Soviets Bring Play to Cal State
With hammers and chalk lines, a Soviet designer and an American carpenter worked together this week to put the final touches on the set for the first modern Soviet play to be staged by a Soviet company in the Los Angeles area.
“I had to look at the plans and guess at everything,” said Larry Dewey, a theater technician at Cal State Dominguez Hills.
All the measurements had to be converted from the metric system, but the result was fine.
“We are happy,” said Nikita Tkachuk, the designer who had sent plans and photographs from Moscow.
The play, “Dear Yelena Sergievna,” restricted during the Leonid I. Brezhnev era because of its controversial Soviet themes, will be performed six times, beginning today, at University Theater on the state college campus in Carson.
On Thursday, beaming city and university officials presented the Soviet troupe with a Southern California wardrobe of sunglasses, sandals, T-shirts and a surfboard--and instructed them how to sound like a native.
“Surf’s up, dude!” the Soviet visitors chorused in heavy accents, tentatively wiggling thumbs and pinkies in the correct salute.
The path that led to this intercultural exercise began in an apartment building on Wilshire Boulevard where building manager and budding playwright Steve Morris lived and watched a Soviet emigrant boy come to grips with American culture and adolescence.
Morris’ emigrant-coming-of-age play, “Aliens,” was performed at the Mark Taper Forum’s 1988 New Works Festival, where a Soviet theater official saw it and liked it.
He proposed an exchange: “Aliens” would run at the Moscow Theater on Spartacus Square. “Dear Yelena Sergievna” would come to Los Angeles.
In the Soviet play, written by Ludmila Rasumovskaya, four students come to visit a teacher, ostensibly to honor her birthday. But their real goal is the key to a safe, so that they can get test papers that could mean the difference between college and a tour of duty in Afghanistan. The students are willing to resort to blackmail, bribes, even violence.
The 1980 play was so disturbing to authorities that they refused to grant permission for anything other than two-night stands in provincial theaters until the full flowering of glasnost, or openness, in 1988. By the time approval came through, word-of-mouth publicity had paved the way for a smash.
The play still runs to full houses as part of that Moscow theater’s regular repertory and went for a month’s tour in Yugoslavia, where residents took it as proof that perestroika, the social and economic restructuring, was genuine.
But hurdles had to be overcome before its Los Angeles debut.

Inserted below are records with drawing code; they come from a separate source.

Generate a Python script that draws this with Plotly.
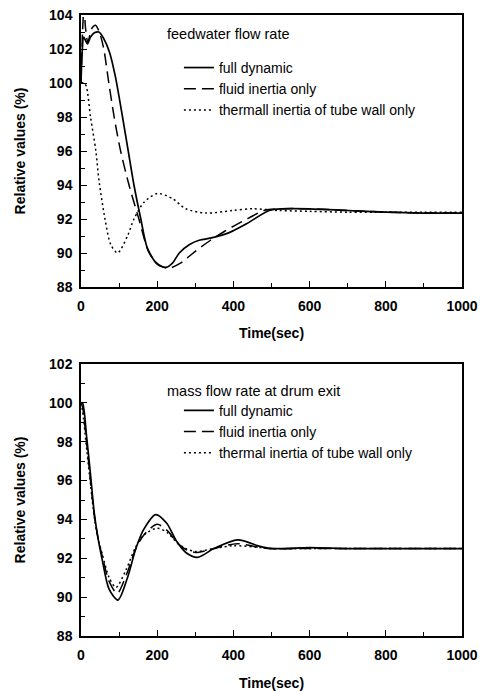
import plotly.graph_objects as go

# ---- top panel: feedwater flow rate ----
t_full_a = [0, 3, 7, 12, 17, 25, 35, 47, 60, 75, 90, 109, 124, 139, 157, 174, 200, 223, 240, 258, 285, 310, 345, 389, 433, 494, 530, 600, 700, 800, 900, 1000]
v_full_a = [100, 101.8, 102.7, 102.5, 102.3, 102.7, 102.95, 103.0, 102.6, 101.8, 100.4, 98, 96, 94, 92, 90.3, 89.35, 89.15, 89.4, 90.0, 90.5, 90.75, 90.9, 91.2, 91.7, 92.5, 92.6, 92.6, 92.5, 92.4, 92.35, 92.35]

t_fluid_a = [0, 4, 8, 12, 18, 28, 38, 48, 59, 73, 87, 104, 126, 152, 179, 205, 230, 261, 300, 340, 375, 402, 440, 480, 520, 600, 700, 800, 900, 1000]
v_fluid_a = [100, 103, 104.5, 103.2, 102.4, 103.2, 103.4, 103.0, 102.1, 100, 98, 96, 94, 92, 90, 89.3, 89.1, 89.4, 90.1, 90.75, 91.25, 91.6, 92.05, 92.5, 92.6, 92.6, 92.5, 92.4, 92.35, 92.35]

t_therm_a = [0, 8, 14, 25, 39, 47, 63, 78, 96, 122, 139, 166, 201, 240, 275, 328, 398, 450, 520, 600, 700, 800, 900, 1000]
v_therm_a = [100, 100, 99.8, 98, 96, 94.3, 92, 90.5, 90.0, 91, 92, 93, 93.5, 93.2, 92.6, 92.35, 92.5, 92.6, 92.5, 92.45, 92.4, 92.4, 92.4, 92.4]

# ---- bottom panel: mass flow rate at drum exit ----
t_full_b = [0, 4, 15, 25, 35, 45, 56, 74, 97, 122, 144, 165, 196, 225, 250, 275, 306, 349, 411, 472, 500, 600, 700, 800, 900, 1000]
v_full_b = [100, 100, 98.2, 96.3, 94.3, 93.0, 91.9, 90.4, 89.85, 91, 92.5, 93.5, 94.25, 93.8, 92.9, 92.3, 92.05, 92.5, 92.95, 92.6, 92.5, 92.55, 92.5, 92.5, 92.5, 92.5]

t_fluid_b = [0, 4, 15, 25, 35, 45, 56, 74, 95, 120, 144, 165, 200, 228, 252, 275, 305, 349, 410, 472, 500, 600, 700, 800, 900, 1000]
v_fluid_b = [100, 99.8, 97.9, 96.0, 94.2, 93.0, 92.1, 90.8, 90.2, 91.2, 92.5, 93.2, 93.75, 93.4, 92.8, 92.45, 92.3, 92.5, 92.75, 92.55, 92.5, 92.5, 92.5, 92.5, 92.5, 92.5]

t_therm_b = [0, 4, 15, 25, 35, 45, 56, 74, 92, 118, 144, 165, 200, 228, 252, 275, 300, 349, 400, 472, 500, 600, 700, 800, 900, 1000]
v_therm_b = [100, 99.6, 97.6, 95.8, 94.1, 93.0, 92.2, 91.0, 90.5, 91.4, 92.6, 93.2, 93.55, 93.3, 92.8, 92.5, 92.35, 92.5, 92.65, 92.55, 92.5, 92.5, 92.5, 92.5, 92.5, 92.5]

x_ticks = [0, 200, 400, 600, 800, 1000]
y_ticks_a = [88, 90, 92, 94, 96, 98, 100, 102, 104]
y_ticks_b = [88, 90, 92, 94, 96, 98, 100, 102]

names_a = ["full dynamic", "fluid inertia only", "thermall inertia of tube wall only"]
names_b = ["full dynamic", "fluid inertia only", "thermal inertia of tube wall only"]
dashes = ["solid", "12px,6px", "2px,3px"]
widths = [1.7, 1.5, 1.5]

fig = go.Figure()
for t, v, n, d, w in zip([t_full_a, t_fluid_a, t_therm_a], [v_full_a, v_fluid_a, v_therm_a], names_a, dashes, widths):
    fig.add_trace(go.Scatter(x=t, y=v, name=n, mode="lines", line=dict(color="black", dash=d, width=w, shape="spline", smoothing=0.8),
                             xaxis="x", yaxis="y", legend="legend"))
for t, v, n, d, w in zip([t_full_b, t_fluid_b, t_therm_b], [v_full_b, v_fluid_b, v_therm_b], names_b, dashes, widths):
    fig.add_trace(go.Scatter(x=t, y=v, name=n, mode="lines", line=dict(color="black", dash=d, width=w, shape="spline", smoothing=0.8),
                             xaxis="x2", yaxis="y2", legend="legend2"))

tickfont = dict(family="Liberation Sans", size=14, color="black", weight="bold")
titlefont = dict(family="Liberation Sans", size=14, color="black", weight="bold")
common_x = dict(range=[0, 1000], tickvals=x_ticks, ticks="inside", ticklen=6, tickwidth=1.3, tickcolor="black",
                showline=True, linecolor="black", linewidth=1.5, mirror=True, showgrid=False, zeroline=False,
                tickfont=tickfont, ticklabelstandoff=5, automargin=False,
                minor=dict(dtick=100, ticks="inside", ticklen=4, tickcolor="black", tickwidth=1))
common_y = dict(ticks="inside", ticklen=6, tickwidth=1.3, tickcolor="black",
                showline=True, linecolor="black", linewidth=1.5, mirror=True, showgrid=False, zeroline=False,
                tickfont=tickfont, ticklabelstandoff=4, automargin=False,
                minor=dict(dtick=1, ticks="inside", ticklen=4, tickcolor="black", tickwidth=1),
                title=dict(text="Relative values (%)", font=titlefont, standoff=20))

legfont = dict(family="Liberation Sans", size=14, color="black")
titfont = dict(family="Liberation Sans", size=14.5, color="black")
fig.update_layout(
    width=486, height=691,
    margin=dict(l=81, r=24, t=15, b=55, autoexpand=False),
    paper_bgcolor="white", plot_bgcolor="white",
    showlegend=True,
    xaxis=dict(domain=[0, 1], anchor="y", title=dict(text="Time(sec)", font=titlefont, standoff=16), **common_x),
    yaxis=dict(domain=[0.562, 1], anchor="x", range=[88, 104], tickvals=y_ticks_a, **common_y),
    xaxis2=dict(domain=[0, 1], anchor="y2", title=dict(text="Time(sec)", font=titlefont, standoff=18), **common_x),
    yaxis2=dict(domain=[0, 0.438], anchor="x2", range=[88, 102], tickvals=y_ticks_b, **common_y),
    legend=dict(x=0.257, y=0.9405, xanchor="left", yanchor="top", bgcolor="rgba(0,0,0,0)", font=legfont,
                tracegroupgap=0, itemwidth=30),
    legend2=dict(x=0.257, y=0.3885, xanchor="left", yanchor="top", bgcolor="rgba(0,0,0,0)", font=legfont,
                 tracegroupgap=0, itemwidth=30),
    annotations=[
        dict(text="feedwater flow rate", x=0.22, y=0.969, xref="paper", yref="paper", xanchor="left", yanchor="middle",
             showarrow=False, font=titfont),
        dict(text="mass flow rate at drum exit", x=0.22, y=0.395, xref="paper", yref="paper", xanchor="left", yanchor="middle",
             showarrow=False, font=titfont),
    ],
)

fig.write_html("out.html")
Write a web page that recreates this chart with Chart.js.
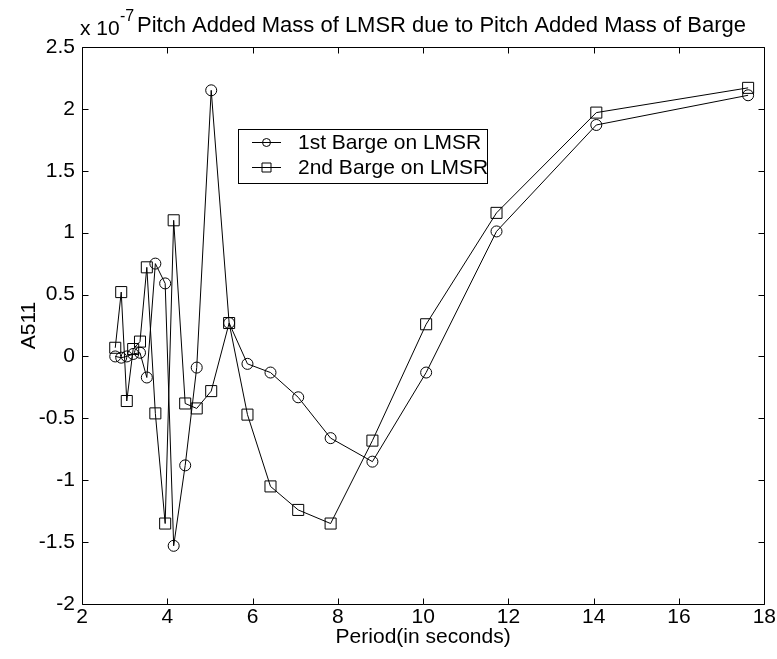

Initially, the Soviet actors union required $20,000 up front, and the proposed exchange was sidetracked for months. But early this year, the Moscow theater lined up a booking in Chicago and contacted Morris to see if interest could be renewed. Suddenly, the $20,000 was “no problem.”
The deal then came together.
Morris, now a theater faculty member at Cal State Dominguez Hills, got in touch with university officials, who offered the 475-seat University Theater. Morris’ play is tentatively scheduled to be performed in 1991 in Moscow.
The city of Carson contributed $11,000 toward expenses here, estimated at $25,000. Among them is the cost of rental earphones for the audience to hear the English translation of the Russian play.
“I’ll need the earphones,” Carson Mayor Vera Robles DeWitt said.
DeWitt said she believes the play will reach its U.S. audience. “There is a message there. We can see ourselves in it,” she said.
The Soviet actors have noticed a difference in American reaction:
When the play is over, Soviet audiences are initially too stunned to applaud. “They are in a state of shock. That’s how we know it is a success,” said Giorgi Tovstonogov.
American audiences, he said, begin clapping immediately.